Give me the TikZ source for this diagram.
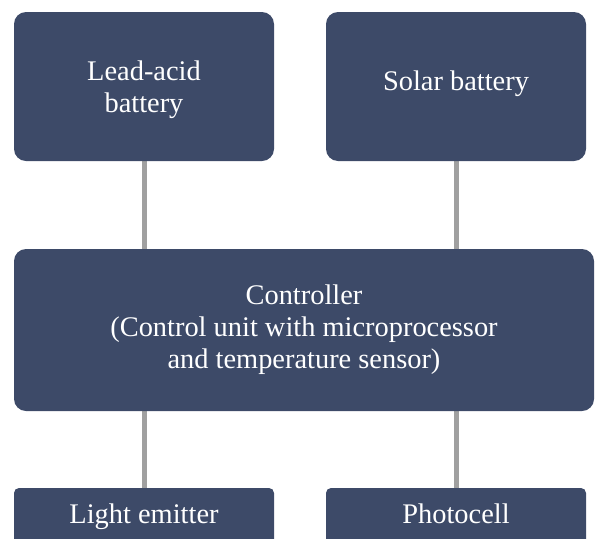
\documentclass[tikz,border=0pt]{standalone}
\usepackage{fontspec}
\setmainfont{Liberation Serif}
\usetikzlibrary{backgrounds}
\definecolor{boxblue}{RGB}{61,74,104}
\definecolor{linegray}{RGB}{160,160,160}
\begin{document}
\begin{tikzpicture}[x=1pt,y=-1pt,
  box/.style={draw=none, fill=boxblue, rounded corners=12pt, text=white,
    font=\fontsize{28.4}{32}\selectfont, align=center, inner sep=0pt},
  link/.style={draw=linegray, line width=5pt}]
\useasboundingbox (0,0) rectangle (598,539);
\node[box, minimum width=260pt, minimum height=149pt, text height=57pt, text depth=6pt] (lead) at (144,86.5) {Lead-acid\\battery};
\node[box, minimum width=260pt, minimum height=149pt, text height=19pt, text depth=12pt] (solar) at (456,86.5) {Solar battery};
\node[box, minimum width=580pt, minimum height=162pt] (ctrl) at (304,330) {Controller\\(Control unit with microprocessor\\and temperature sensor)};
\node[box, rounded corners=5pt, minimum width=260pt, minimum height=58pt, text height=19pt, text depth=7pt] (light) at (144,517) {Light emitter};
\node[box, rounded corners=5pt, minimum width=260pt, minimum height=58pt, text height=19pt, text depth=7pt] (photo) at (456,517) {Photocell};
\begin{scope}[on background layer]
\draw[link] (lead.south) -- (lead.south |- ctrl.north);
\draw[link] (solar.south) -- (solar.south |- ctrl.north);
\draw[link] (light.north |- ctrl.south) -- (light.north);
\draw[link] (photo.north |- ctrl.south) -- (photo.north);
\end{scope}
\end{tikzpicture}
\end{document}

★ ★ ★ ★

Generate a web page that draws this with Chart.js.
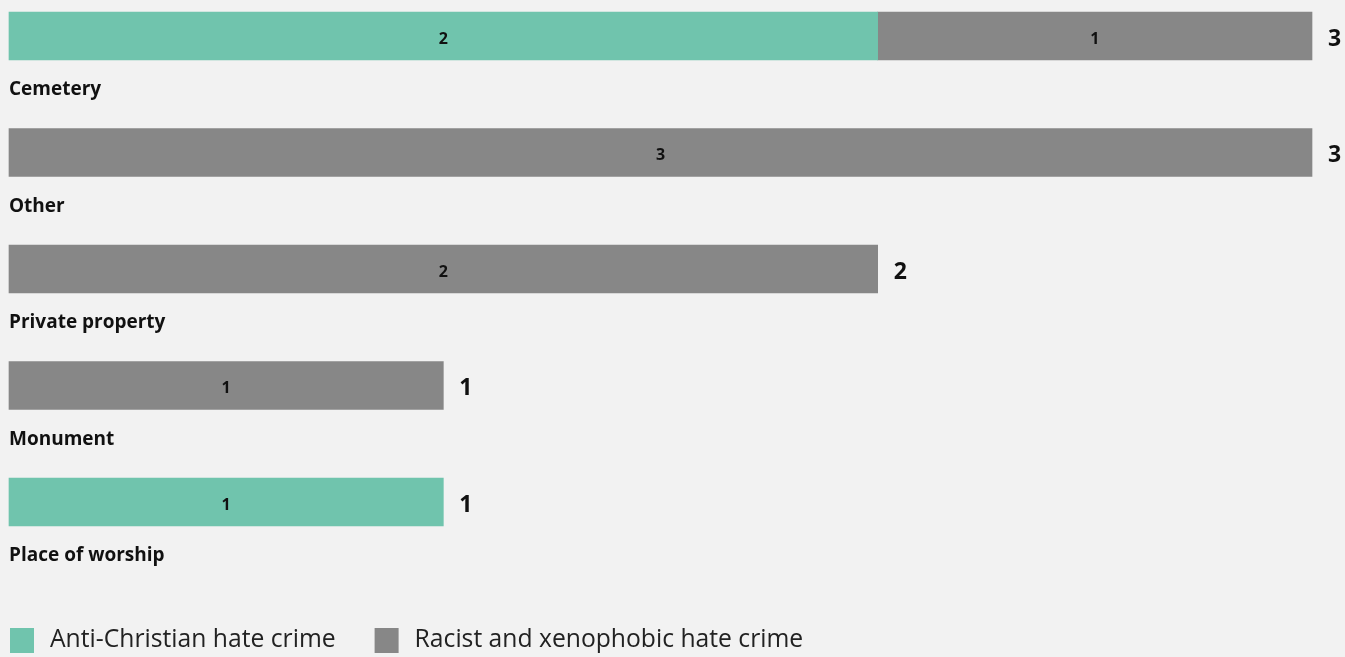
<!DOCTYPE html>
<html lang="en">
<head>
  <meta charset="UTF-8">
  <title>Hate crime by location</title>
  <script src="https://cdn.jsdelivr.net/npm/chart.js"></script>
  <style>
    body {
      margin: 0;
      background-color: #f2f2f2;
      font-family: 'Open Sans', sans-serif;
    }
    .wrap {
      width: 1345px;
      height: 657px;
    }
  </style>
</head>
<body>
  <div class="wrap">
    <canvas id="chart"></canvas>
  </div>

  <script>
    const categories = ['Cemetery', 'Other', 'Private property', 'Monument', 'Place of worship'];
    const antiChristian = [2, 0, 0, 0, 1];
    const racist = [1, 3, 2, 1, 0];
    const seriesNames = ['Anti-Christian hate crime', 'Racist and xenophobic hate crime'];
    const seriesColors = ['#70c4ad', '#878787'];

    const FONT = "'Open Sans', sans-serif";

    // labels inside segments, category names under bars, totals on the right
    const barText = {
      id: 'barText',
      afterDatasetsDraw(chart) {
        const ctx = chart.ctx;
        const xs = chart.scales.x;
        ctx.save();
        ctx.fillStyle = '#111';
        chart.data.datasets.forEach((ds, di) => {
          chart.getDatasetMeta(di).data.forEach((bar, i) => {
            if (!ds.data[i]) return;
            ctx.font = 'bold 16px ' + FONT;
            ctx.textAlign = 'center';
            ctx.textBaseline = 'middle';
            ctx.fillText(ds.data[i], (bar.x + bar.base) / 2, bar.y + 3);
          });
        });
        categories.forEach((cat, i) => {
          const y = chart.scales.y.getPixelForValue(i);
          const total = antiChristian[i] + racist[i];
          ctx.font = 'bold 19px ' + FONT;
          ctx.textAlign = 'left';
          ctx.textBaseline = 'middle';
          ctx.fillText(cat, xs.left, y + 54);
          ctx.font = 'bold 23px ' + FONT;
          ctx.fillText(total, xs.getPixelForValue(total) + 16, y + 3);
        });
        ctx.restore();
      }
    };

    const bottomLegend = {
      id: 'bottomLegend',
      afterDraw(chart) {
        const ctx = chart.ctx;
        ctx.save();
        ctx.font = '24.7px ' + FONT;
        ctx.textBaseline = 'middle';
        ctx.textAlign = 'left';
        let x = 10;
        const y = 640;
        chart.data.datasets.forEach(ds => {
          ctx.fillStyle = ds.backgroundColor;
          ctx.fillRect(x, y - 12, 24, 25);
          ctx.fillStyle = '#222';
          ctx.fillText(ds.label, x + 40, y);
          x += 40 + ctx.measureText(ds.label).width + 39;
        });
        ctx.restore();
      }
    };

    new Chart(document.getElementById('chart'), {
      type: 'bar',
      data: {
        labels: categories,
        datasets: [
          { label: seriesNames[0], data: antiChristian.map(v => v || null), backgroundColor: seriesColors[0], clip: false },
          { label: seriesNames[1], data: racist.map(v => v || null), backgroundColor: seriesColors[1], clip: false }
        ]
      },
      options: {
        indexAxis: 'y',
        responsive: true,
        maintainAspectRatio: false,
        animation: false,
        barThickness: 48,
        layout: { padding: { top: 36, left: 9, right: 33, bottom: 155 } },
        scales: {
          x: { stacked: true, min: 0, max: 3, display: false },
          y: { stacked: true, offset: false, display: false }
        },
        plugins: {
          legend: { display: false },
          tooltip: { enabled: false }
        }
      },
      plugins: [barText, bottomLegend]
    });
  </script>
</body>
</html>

★ ★ ★ ★

- _PROBLEM TO SOLVE_
Pick out the lines containing the string "with".

- _TASK RESULT_
\node[box, minimum width=580pt, minimum height=162pt] (ctrl) at (304,330) {Controller\\(Control unit with microprocessor\\and temperature sensor)};
Generate a web page that draws this with Chart.js.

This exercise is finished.